The greatest TV villains are not the ones who are simply evil. They are the ones who make you understand exactly why they do what they do, who make you uncomfortable with how much sense they make, and who occasionally make you root for them against every instinct you have. Here are some villains who did not just terrorise the heroes of their shows but permanently raised the bar for what a television antagonist could be.

Giancarlo Esposito's Gus Fring is perhaps the greatest villain in television history, a man who built an empire of violence and control behind the immaculate facade of a fast food restaurant owner who remembered every regular customer's name. What makes him so terrifying is not the violence he is capable of but the patience, the discipline, and the absolute absence of panic in any situation, no matter how dire. Every scene he is in crackles with the quiet menace of a man who is always, always three steps ahead of everyone in the room.

Where most great TV villains have a logic you can follow, Joffrey Baratheon is terrifying differently and more viscerally, a boy king whose cruelty is entirely impulsive, entirely unchecked, and entirely without consequence until suddenly and dramatically it is not. Jack Gleeson played him with a petulant, thin-skinned viciousness that made every scene he appeared in feel like a ticking clock, and the show used him brilliantly as a portrait of what absolute power looks like when it lands in the hands of someone with the emotional maturity of a spoiled child.

David Tennant's Kilgrave is one of the most chilling villains in superhero television history, a man with the power to make anyone do anything he says who has spent his entire life genuinely unable to understand why that might be a problem. What makes him so deeply disturbing is the show's insistence on exploring his psychology with real seriousness, presenting his possessive obsession with Jessica Jones not as cartoonish evil but as the logical endpoint of a man who has never once in his life heard the word no. Tennant plays him with a breezy, almost playful charm that makes the horror land even harder.

Antony Starr's Homelander is the most terrifying villain on television right now, a Superman-level superhero with the emotional fragility of a deeply traumatised child and absolutely nothing in the world capable of stopping him. What makes him so uniquely disturbing is the way the show frames him as a product of a system that created him, weaponised him, and then lost control of him entirely, a man who craves love and validation with a desperation that curdled into something monstrous the moment he realised nobody could say no to him. Every scene in which that carefully maintained smile begins to slip is pure, suffocating dread.

Andrew Scott's Jim Moriarty exploded onto television screens and immediately redefined what a villain in a prestige drama could look and feel like, discarding every prior expectation of the character and replacing it with something electric, unpredictable, and genuinely frightening. He plays Moriarty as a man who is not driven by money or power or ideology but by the pure, almost artistic pleasure of chaos, someone who finds Sherlock Holmes interesting enough to keep alive and everything else in the world disposable. Every scene he shares with Benedict Cumberbatch feels like a bomb with a very short fuse.
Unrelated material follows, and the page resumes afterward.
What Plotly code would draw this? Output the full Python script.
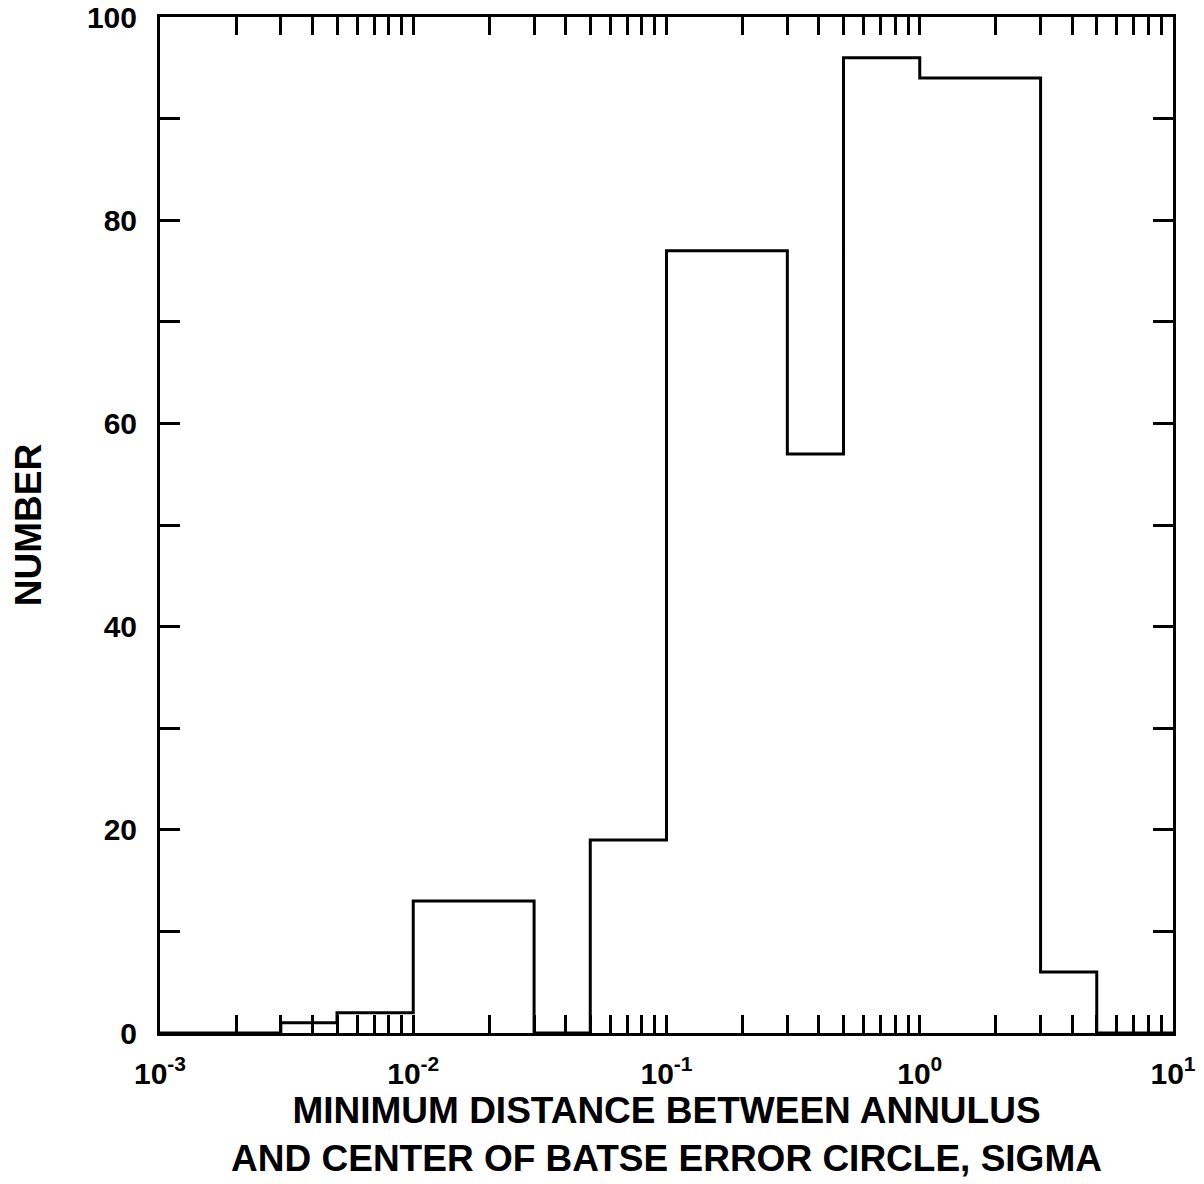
import plotly.graph_objects as go

# Histogram bin edges (sigma) and counts
bin_edges = [0.001, 0.003, 0.005, 0.01, 0.03, 0.05, 0.1, 0.3, 0.5, 1.0, 3.0, 5.0, 10.0]
counts = [0, 1, 2, 13, 0, 19, 77, 57, 96, 94, 6, 0]

x_decades = [0.001, 0.01, 0.1, 1, 10]
x_decade_labels = ["10<sup>-3</sup>", "10<sup>-2</sup>", "10<sup>-1</sup>", "10<sup>0</sup>", "10<sup>1</sup>"]
y_ticks = [0, 20, 40, 60, 80, 100]
y_labels = ["0", "20", "40", "60", "80", "100"]

FONT = "Liberation Sans, Arial, Helvetica, sans-serif"

fig = go.Figure()
fig.add_trace(go.Scatter(
    x=bin_edges,
    y=counts + [counts[-1]],
    mode="lines",
    line=dict(shape="hv", color="black", width=3),
    showlegend=False,
    hoverinfo="skip",
))

fig.update_layout(
    width=1204, height=1184,
    margin=dict(l=152, r=39, t=9, b=159),
    paper_bgcolor="white", plot_bgcolor="white",
    font=dict(family=FONT, color="black", size=30, weight="bold"),
    xaxis=dict(
        type="log", range=[-3, 1], automargin=False,
        tickvals=x_decades, ticktext=x_decade_labels,
        ticks="inside", ticklen=18, tickwidth=3, tickcolor="black",
        minor=dict(dtick="D1", ticks="inside", ticklen=18, tickwidth=3, tickcolor="black", showgrid=False),
        showline=True, linewidth=3, linecolor="black", mirror="ticks",
        showgrid=False, zeroline=False, ticklabelstandoff=12,
        ticklabeloverflow="allow",
        tickfont=dict(size=30, family=FONT, weight="bold"),
        title=dict(text="MINIMUM DISTANCE BETWEEN ANNULUS<br>AND CENTER OF BATSE ERROR CIRCLE, SIGMA",
                   font=dict(size=37, family=FONT, weight="bold"), standoff=5),
    ),
    yaxis=dict(
        range=[0, 100], automargin=False,
        tickvals=y_ticks, ticktext=y_labels,
        ticks="inside", ticklen=20, tickwidth=3, tickcolor="black",
        minor=dict(dtick=10, ticks="inside", ticklen=20, tickwidth=3, tickcolor="black", showgrid=False),
        showline=True, linewidth=3, linecolor="black", mirror="ticks",
        showgrid=False, zeroline=False, ticklabelstandoff=14,
        ticklabeloverflow="allow",
        tickfont=dict(size=30, family=FONT, weight="bold"),
        title=dict(text="NUMBER", font=dict(size=37, family=FONT, weight="bold"), standoff=35),
    ),
)

fig.write_html("out.html")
Michael Emerson's Benjamin Linus is one of television's greatest slow-burn villains, a man who was introduced as a minor character and gradually revealed himself to be the most dangerous and calculating presence on the entire island. What makes him so endlessly compelling is that you never quite know how much of what he says is true, how much is manipulation, and whether even he can tell the difference anymore after years of playing everyone around him like pieces on a board. Emerson plays him with a quiet, wounded intensity that makes every lie feel like a confession, and every confession feel like a lie.